Informer et éduquer pour recruter et fidéliser

Le contenu des revues se définit par ses objectifs, mais aussi par les moyens mobilisés et les références utilisées dans leur contenu pour les atteindre. On retrouve la typologie dégagée précédemment352, mais également une dimension propre aux revues, et dégagée par Brandon Colas dans Dabiq : « Le magazine n’est pas, malgré les apparences, principalement conçu pour des efforts de recrutement directs ou d’incitation à la violence contre l’Occident.
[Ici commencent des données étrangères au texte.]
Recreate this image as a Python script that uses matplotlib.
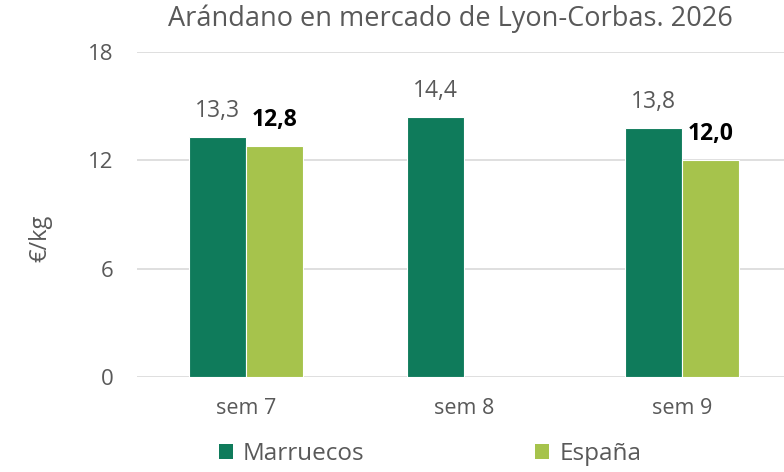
import matplotlib
matplotlib.use("Agg")
import matplotlib.pyplot as plt
import numpy as np
from matplotlib.patches import Patch

categories = ["sem 7", "sem 8", "sem 9"]
marruecos = [13.3, 14.4, 13.8]
espana = [12.8, np.nan, 12.0]
series_names = ["Marruecos", "España"]
yticks = [0, 6, 12, 18]
title = "Arándano en mercado de Lyon-Corbas. 2026"
ylabel = "€/kg"

c_mar = "#0F7B5B"
c_esp = "#A6C34C"
gray = "#595959"
font = "Open Sans"
plt.rcParams['font.family'] = [font, 'DejaVu Sans']

fig = plt.figure(figsize=(7.84, 4.72), dpi=100)
ax = fig.add_axes([137/784, 95/472, 1 - 137/784, 325/472])

x = np.arange(len(categories))
w = 0.26
off = 0.131
b1 = ax.bar(x - off, marruecos, w, color=c_mar, edgecolor="white", linewidth=0.8, zorder=3)
b2 = ax.bar(x + off, espana, w, color=c_esp, edgecolor="white", linewidth=0.8, zorder=3)

for xi, v in zip(x - off, marruecos):
    ax.annotate(f"{v:.1f}".replace(".", ","), (xi, v), xytext=(0, 20),
                textcoords="offset pixels", ha="center", va="baseline",
                fontsize=16.5, color=gray)
for xi, v in zip(x + off, espana):
    if np.isnan(v):
        continue
    ax.annotate(f"{v:.1f}".replace(".", ","), (xi, v), xytext=(0, 20),
                textcoords="offset pixels", ha="center", va="baseline",
                fontsize=16.5, color="black", fontweight="bold")

ax.set_ylim(0, 18)
ax.set_yticks(yticks)
ax.set_yticklabels([str(t) for t in yticks])
ax.set_xlim(-0.5, (784 - 246) / 218)
ax.set_xticks(x)
ax.set_xticklabels(categories)
ax.yaxis.grid(True, color="#D9D9D9", linewidth=1.2, zorder=0)
ax.set_axisbelow(True)
for s in ax.spines.values():
    s.set_visible(False)
ax.tick_params(axis="both", length=0, colors=gray)
ax.tick_params(axis="y", labelsize=16, pad=17)
ax.tick_params(axis="x", labelsize=15.5, pad=15)

fig.text(40/784, 1 - 238/472, ylabel, rotation=90, ha="center", va="center",
         fontsize=17, color=gray)
fig.text(450/784, 1 - 19/472, title, ha="center", va="center",
         fontsize=19.5, color=gray)

handles = [Patch(facecolor=c_mar), Patch(facecolor=c_esp)]
fig.legend(handles, series_names, loc="center", bbox_to_anchor=(430/784, 1 - 454/472),
           ncol=2, frameon=False, fontsize=17.5, handlelength=0.6, handleheight=0.6,
           handletextpad=0.4, columnspacing=7.0, labelcolor=gray, borderpad=0)

fig.savefig("out.png", dpi=100)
En fait, les principaux publics de Dabiq sont les musulmans anglophones de deuxième génération ou les convertis, les décideurs politiques occidentaux et un troisième groupe de membres actuels ou potentiels de l’EIIS qui ne s’intègrent pas à l’organisation elle-même. » 353 . Les revues s’adressent en priorité aux membres du groupe, qu’elles tendent à éduquer. L’information et l’éducation religieuse et idéologique sont des objectifs centraux. Si le panel de cibles est assez proche de celui déjà cité, elles s’adressent aux sympathisants et recrues étrangères, mais aussi à l’ennemi, elles se dirigent plus largement vers les membres déjà acquis que les vidéos. Les références religieuses théologiques et historiques issues du Coran et de la sunna sont très nombreuses354. Les articles sont généralement longs et étoffés, ils se déroulent sur plusieurs pages et sont largement illustrés de photos et de sourates et hadiths355 . Le premier objectif des revues est d’informer sur les avancées militaires et sociales du califat. Le second objectif survient en complémentarité du premier, les revues ont une dimension éducative et prosélytique très importante. Elles visent à éduquer les membres à l’islam préconisée par l’organisation comme seule vérité, mais également à sa doctrine et son idéologie. En ce sens, les revues constituent également un manuel de la vie sous la bannière de l’Etat Islamique et un guide spirituel pour les hommes comme les femmes.